GIVEN PROBLEM: Copy exactly, leaving out every image, the lines from the one with "Reproduce this chart" through the one with "import seaborn as sns", inclusive.

DATA FOR THE TASK:
====

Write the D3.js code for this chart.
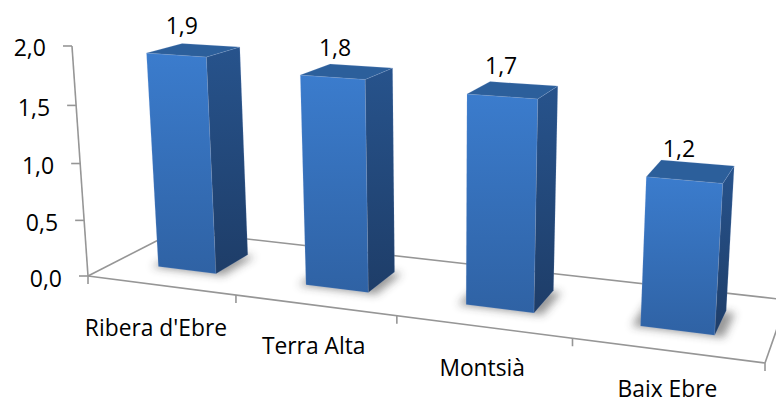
<!DOCTYPE html>
<html><head><meta charset="utf-8">
<script src="https://d3js.org/d3.v7.min.js"></script>
<style>html,body{margin:0;padding:0;background:#fff}svg{display:block}text{font-family:"Open Sans",sans-serif;fill:#000}</style>
</head><body><div id="c"></div>
<script>
const categories = ["Ribera d'Ebre","Terra Alta","Montsià","Baix Ebre"];
const values = [1.9,1.8,1.74,1.2];
const valueLabels = ["1,9","1,8","1,7","1,2"];
const yTicks = [0,0.5,1,1.5,2];
const yTickLabels = ["0,0","0,5","1,0","1,5","2,0"];

const W=776,H=402;
const svg=d3.select("#c").append("svg").attr("width",W).attr("height",H);
const defs=svg.append("defs");

// perspective camera: floor quad corners and vertical vanishing point
const Q=[[88,276],[765,363],[787,300],[176,231]];
const VP=[445,5400], K=-0.02148;
const hom=(()=>{const [[x0,y0],[x1,y1],[x2,y2],[x3,y3]]=Q;
 const dx1=x1-x2,dx2=x3-x2,sx=x0-x1+x2-x3,dy1=y1-y2,dy2=y3-y2,sy=y0-y1+y2-y3;
 const den=dx1*dy2-dx2*dy1,g=(sx*dy2-dx2*sy)/den,h=(dx1*sy-sx*dy1)/den;
 return {a:x1-x0+g*x1,b:x3-x0+h*x3,c:x0,d:y1-y0+g*y1,e:y3-y0+h*y3,f:y0,g,h};})();
const x=d3.scaleBand().domain(categories).range([0,1]).paddingInner(0.6).paddingOuter(0.3);
const xEdge=d3.scaleLinear().domain([0,categories.length]).range([0,1]);
const y=d3.scaleLinear().domain([0,2]).range([0,2]);
function P(s,t,v){const m=hom,val=y(v||0)*K;
 const w=m.g*s+m.h*t+1+val;
 return [(m.a*s+m.b*t+m.c+val*VP[0])/w,(m.d*s+m.e*t+m.f+val*VP[1])/w];}
const poly=pts=>pts.map(p=>p.map(n=>n.toFixed(1)).join(",")).join(" ");

function grad(id,a,b){const g=defs.append("linearGradient").attr("id",id).attr("x1",0).attr("y1",0).attr("x2",0).attr("y2",1);
 g.append("stop").attr("offset",0).attr("stop-color",a);g.append("stop").attr("offset",1).attr("stop-color",b);}
grad("front","#3b7ccd","#2f62a4");grad("side","#27538c","#1e3d68");
defs.append("filter").attr("id","blur").attr("x","-40%").attr("y","-80%").attr("width","180%").attr("height","260%").append("feGaussianBlur").attr("stdDeviation",4.5);

const axisC="#969696";
const line=(a,b)=>svg.append("line").attr("x1",a[0]).attr("y1",a[1]).attr("x2",b[0]).attr("y2",b[1]).attr("stroke",axisC).attr("stroke-width",1.6);
// floor
line(P(0,0),P(1,0));line(P(1,0),P(1,1));line(P(1,1),P(0,1));line(P(0,1),P(0,0));
// value axis
line(P(0,0,0),P(0,0,2));
yTicks.forEach((v,i)=>{const p=P(0,0,v);
 line(p,[p[0]-9,p[1]]);
 svg.append("text").attr("x",p[0]-26).attr("y",p[1]+10.5).attr("text-anchor","end").attr("font-size",23).text(yTickLabels[i]);});
// category ticks
d3.range(categories.length+1).forEach(i=>{const p=P(xEdge(i),0);line(p,[p[0],p[1]+8]);});
const labelOff=[[-4.5,51],[-1,49],[-0.5,49],[1,47]];
const valOff=[-16,-16,-16,-14];
// bars
const dep0=0.3,dep1=0.7,spread=0.012;
categories.forEach((c,i)=>{
 const s0=x(c),s1=s0+x.bandwidth(),v=values[i];
 const FLb=P(s0,dep0),FRb=P(s1,dep0),BRb=P(s1,dep1),BLb=P(s0,dep1);
 const FLt=P(s0,dep0,v),FRt=P(s1,dep0,v),BRt=P(s1,dep1,v),BLt=P(s0,dep1,v);
 svg.append("polygon").attr("points",poly([P(s0-spread,dep0),P(s1+spread,dep0),P(s1+spread,dep1),P(s0-spread,dep1)])).attr("fill","#333").attr("opacity",.5).attr("filter","url(#blur)").attr("transform","translate(0,1)");
 const edge=s=>s.attr("stroke","#a9c2e4").attr("stroke-opacity",.2).attr("stroke-width",.8);
 svg.append("polygon").attr("points",poly([FLt,FRt,FRb,FLb])).attr("fill","url(#front)").call(edge);
 svg.append("polygon").attr("points",poly([FRt,BRt,BRb,FRb])).attr("fill","url(#side)").call(edge);
 svg.append("polygon").attr("points",poly([FLt,BLt,BRt,FRt])).attr("fill","#2c5f9b").call(edge);
 const tc=P((s0+s1)/2,(dep0+dep1)/2,v);
 svg.append("text").attr("x",tc[0]-12).attr("y",tc[1]+valOff[i]).attr("text-anchor","middle").attr("font-size",23).text(valueLabels[i]);
 const bc=P((s0+s1)/2,0);
 svg.append("text").attr("x",bc[0]+labelOff[i][0]).attr("y",bc[1]+labelOff[i][1]).attr("text-anchor","middle").attr("font-size",22.8).text(c);
});
</script></body></html>
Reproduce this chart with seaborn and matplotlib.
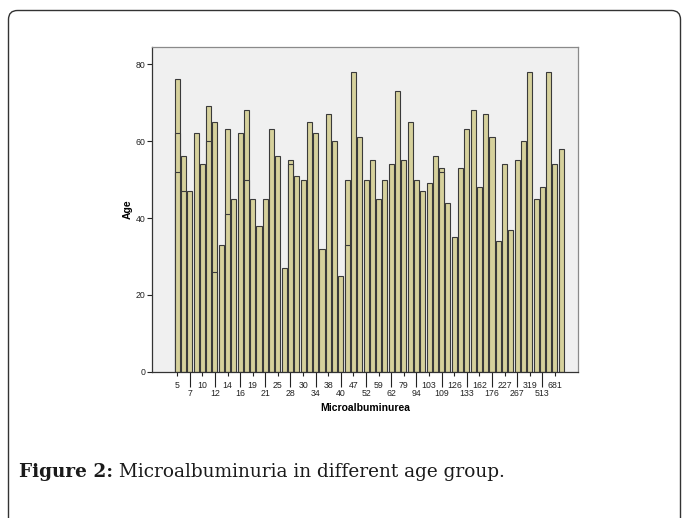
import matplotlib
matplotlib.use("Agg")
import matplotlib.pyplot as plt
from matplotlib.patches import FancyBboxPatch
import pandas as pd
import seaborn as sns

# Ages per bar (one bar per microalbumin value). Bars with several cases
# are drawn as overlapping bars, tallest first.
bar_ages = [
    [76, 62, 52], [56, 47], [47], [62], [54], [69, 60], [65, 26], [33],
    [63, 41], [45], [62], [68, 50], [45], [38], [45], [63], [56], [27],
    [55, 54], [51], [50], [65], [62], [32], [67], [60], [25], [50, 33],
    [78], [61], [50], [55], [45], [50], [54], [73], [55], [65], [50], [47],
    [49], [56], [53, 52], [44], [35], [53], [63], [68], [48], [67], [61],
    [34], [54], [37], [55], [60], [78], [45], [48], [78], [54], [58],
]

# Only every second category is labelled in the original
tick_labels = ['5', '7', '10', '12', '14', '16', '19', '21', '25', '28', '30',
               '34', '38', '40', '47', '52', '59', '62', '79', '94', '103',
               '109', '126', '133', '162', '176', '227', '267', '319', '513',
               '681']

x_title = 'Microalbuminurea'
y_title = 'Age'
caption_bold = 'Figure 2:'
caption_text = ' Microalbuminuria in different age group.'

rows = []
for pos, ages in enumerate(bar_ages):
    for layer, age in enumerate(sorted(ages, reverse=True)):
        rows.append({'pos': pos, 'age': age, 'layer': layer})
df = pd.DataFrame(rows)
positions = list(range(len(bar_ages)))

plt.rcParams['font.family'] = ['Liberation Sans', 'DejaVu Sans']

fig = plt.figure(figsize=(6.83, 5.18), dpi=100)

# background layer in pixel coordinates: rounded frame and caption
bg = fig.add_axes([0, 0, 1, 1], zorder=-1)
bg.set_xlim(0, 683)
bg.set_ylim(518, 0)
bg.axis('off')
bg.add_patch(FancyBboxPatch((8.5, 10.5), 672, 560,
                            boxstyle='round,pad=0,rounding_size=9',
                            fill=False, edgecolor='#333333', linewidth=1.0,
                            clip_on=False))
t1 = bg.text(19, 477, caption_bold, fontsize=13.3, fontweight='bold',
             family=['DejaVu Serif'], va='baseline', color='#1a1a1a')
bg.annotate(caption_text, xy=(1, 0), xycoords=t1, fontsize=13.3,
            family=['DejaVu Serif'], va='bottom', color='#1a1a1a')

ax = fig.add_axes([0.2225, 0.2819, 0.6237, 0.6279])
ax.set_facecolor('#F0F0F0')

for layer in sorted(df['layer'].unique()):
    sns.barplot(
        data=df[df['layer'] == layer],
        x='pos',
        y='age',
        order=positions,
        color='#D6D19C',
        saturation=1,
        edgecolor='#3a3a3a',
        linewidth=0.8,
        width=0.8,
        errorbar=None,
        ax=ax,
    )

ax.set_xlim(-4, 63.65)
ax.set_ylim(0, 84.5)
ax.set_yticks([0, 20, 40, 60, 80])

# staggered category labels: upper row on major ticks, lower on minor ticks
ax.set_xticks(positions[0::4], tick_labels[0::2])
ax.set_xticks(positions[2::4], tick_labels[1::2], minor=True)
ax.tick_params(axis='x', which='major', length=3, width=0.8, pad=3.5,
               labelsize=6.3, colors='#222222')
ax.tick_params(axis='x', which='minor', length=11, width=0.8, pad=1.5,
               labelsize=6.3, colors='#222222')
ax.tick_params(axis='y', length=3.5, width=0.8, pad=1, labelsize=6.3,
               colors='#222222')

ax.set_xlabel(x_title, fontsize=7.5, fontweight='bold', labelpad=3)
ax.set_ylabel(y_title, fontsize=7.5, fontweight='bold', labelpad=2)

for side in ['left', 'bottom']:
    ax.spines[side].set_color('#333333')
    ax.spines[side].set_linewidth(0.9)
for side in ['top', 'right']:
    ax.spines[side].set_color('#8a8a8a')
    ax.spines[side].set_linewidth(0.9)

plt.savefig('out.png', dpi=100)
plt.close()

====

FINAL ANSWER:
Reproduce this chart with seaborn and matplotlib.
import matplotlib
matplotlib.use("Agg")
import matplotlib.pyplot as plt
from matplotlib.patches import FancyBboxPatch
import pandas as pd
import seaborn as sns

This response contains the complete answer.